COLLECTED DATA ▸
···

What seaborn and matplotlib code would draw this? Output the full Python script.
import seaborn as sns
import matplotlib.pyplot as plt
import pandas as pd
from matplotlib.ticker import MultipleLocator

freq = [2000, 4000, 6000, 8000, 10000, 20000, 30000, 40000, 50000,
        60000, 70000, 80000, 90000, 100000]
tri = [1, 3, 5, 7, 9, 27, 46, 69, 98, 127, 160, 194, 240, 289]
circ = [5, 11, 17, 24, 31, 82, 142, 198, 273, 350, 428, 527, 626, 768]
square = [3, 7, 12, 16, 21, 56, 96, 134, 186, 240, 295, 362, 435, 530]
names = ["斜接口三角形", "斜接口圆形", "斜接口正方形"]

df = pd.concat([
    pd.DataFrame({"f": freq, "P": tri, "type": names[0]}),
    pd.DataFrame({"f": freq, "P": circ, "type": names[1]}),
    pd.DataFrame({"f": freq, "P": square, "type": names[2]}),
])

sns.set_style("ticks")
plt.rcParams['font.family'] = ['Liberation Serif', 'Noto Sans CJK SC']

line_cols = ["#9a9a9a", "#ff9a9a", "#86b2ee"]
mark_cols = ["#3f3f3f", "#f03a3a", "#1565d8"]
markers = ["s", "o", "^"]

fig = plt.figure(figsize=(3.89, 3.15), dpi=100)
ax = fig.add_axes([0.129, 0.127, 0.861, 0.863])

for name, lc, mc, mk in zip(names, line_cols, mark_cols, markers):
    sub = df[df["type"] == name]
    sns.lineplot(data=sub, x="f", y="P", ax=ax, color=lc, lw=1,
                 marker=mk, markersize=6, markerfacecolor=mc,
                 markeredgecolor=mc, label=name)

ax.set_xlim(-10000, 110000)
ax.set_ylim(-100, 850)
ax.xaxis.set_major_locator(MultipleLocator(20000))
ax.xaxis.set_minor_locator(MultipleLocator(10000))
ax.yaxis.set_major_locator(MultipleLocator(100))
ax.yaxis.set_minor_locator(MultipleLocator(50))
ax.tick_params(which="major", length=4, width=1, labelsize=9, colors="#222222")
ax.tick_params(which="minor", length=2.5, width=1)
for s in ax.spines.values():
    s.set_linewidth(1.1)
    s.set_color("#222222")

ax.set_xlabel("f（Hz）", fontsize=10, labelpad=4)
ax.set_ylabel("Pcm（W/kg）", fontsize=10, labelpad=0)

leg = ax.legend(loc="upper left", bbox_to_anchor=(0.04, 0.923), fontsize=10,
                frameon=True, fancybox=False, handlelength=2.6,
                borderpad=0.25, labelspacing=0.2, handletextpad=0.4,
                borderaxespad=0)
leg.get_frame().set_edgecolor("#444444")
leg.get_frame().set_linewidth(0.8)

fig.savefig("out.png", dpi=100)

···

THE TASK ▸ Retype the material in full. Each word must match.

RESPONSE ▸
What seaborn and matplotlib code would draw this? Output the full Python script.
import seaborn as sns
import matplotlib.pyplot as plt
import pandas as pd
from matplotlib.ticker import MultipleLocator

freq = [2000, 4000, 6000, 8000, 10000, 20000, 30000, 40000, 50000,
        60000, 70000, 80000, 90000, 100000]
tri = [1, 3, 5, 7, 9, 27, 46, 69, 98, 127, 160, 194, 240, 289]
circ = [5, 11, 17, 24, 31, 82, 142, 198, 273, 350, 428, 527, 626, 768]
square = [3, 7, 12, 16, 21, 56, 96, 134, 186, 240, 295, 362, 435, 530]
names = ["斜接口三角形", "斜接口圆形", "斜接口正方形"]

df = pd.concat([
    pd.DataFrame({"f": freq, "P": tri, "type": names[0]}),
    pd.DataFrame({"f": freq, "P": circ, "type": names[1]}),
    pd.DataFrame({"f": freq, "P": square, "type": names[2]}),
])

sns.set_style("ticks")
plt.rcParams['font.family'] = ['Liberation Serif', 'Noto Sans CJK SC']

line_cols = ["#9a9a9a", "#ff9a9a", "#86b2ee"]
mark_cols = ["#3f3f3f", "#f03a3a", "#1565d8"]
markers = ["s", "o", "^"]

fig = plt.figure(figsize=(3.89, 3.15), dpi=100)
ax = fig.add_axes([0.129, 0.127, 0.861, 0.863])

for name, lc, mc, mk in zip(names, line_cols, mark_cols, markers):
    sub = df[df["type"] == name]
    sns.lineplot(data=sub, x="f", y="P", ax=ax, color=lc, lw=1,
                 marker=mk, markersize=6, markerfacecolor=mc,
                 markeredgecolor=mc, label=name)

ax.set_xlim(-10000, 110000)
ax.set_ylim(-100, 850)
ax.xaxis.set_major_locator(MultipleLocator(20000))
ax.xaxis.set_minor_locator(MultipleLocator(10000))
ax.yaxis.set_major_locator(MultipleLocator(100))
ax.yaxis.set_minor_locator(MultipleLocator(50))
ax.tick_params(which="major", length=4, width=1, labelsize=9, colors="#222222")
ax.tick_params(which="minor", length=2.5, width=1)
for s in ax.spines.values():
    s.set_linewidth(1.1)
    s.set_color("#222222")

ax.set_xlabel("f（Hz）", fontsize=10, labelpad=4)
ax.set_ylabel("Pcm（W/kg）", fontsize=10, labelpad=0)

leg = ax.legend(loc="upper left", bbox_to_anchor=(0.04, 0.923), fontsize=10,
                frameon=True, fancybox=False, handlelength=2.6,
                borderpad=0.25, labelspacing=0.2, handletextpad=0.4,
                borderaxespad=0)
leg.get_frame().set_edgecolor("#444444")
leg.get_frame().set_linewidth(0.8)

fig.savefig("out.png", dpi=100)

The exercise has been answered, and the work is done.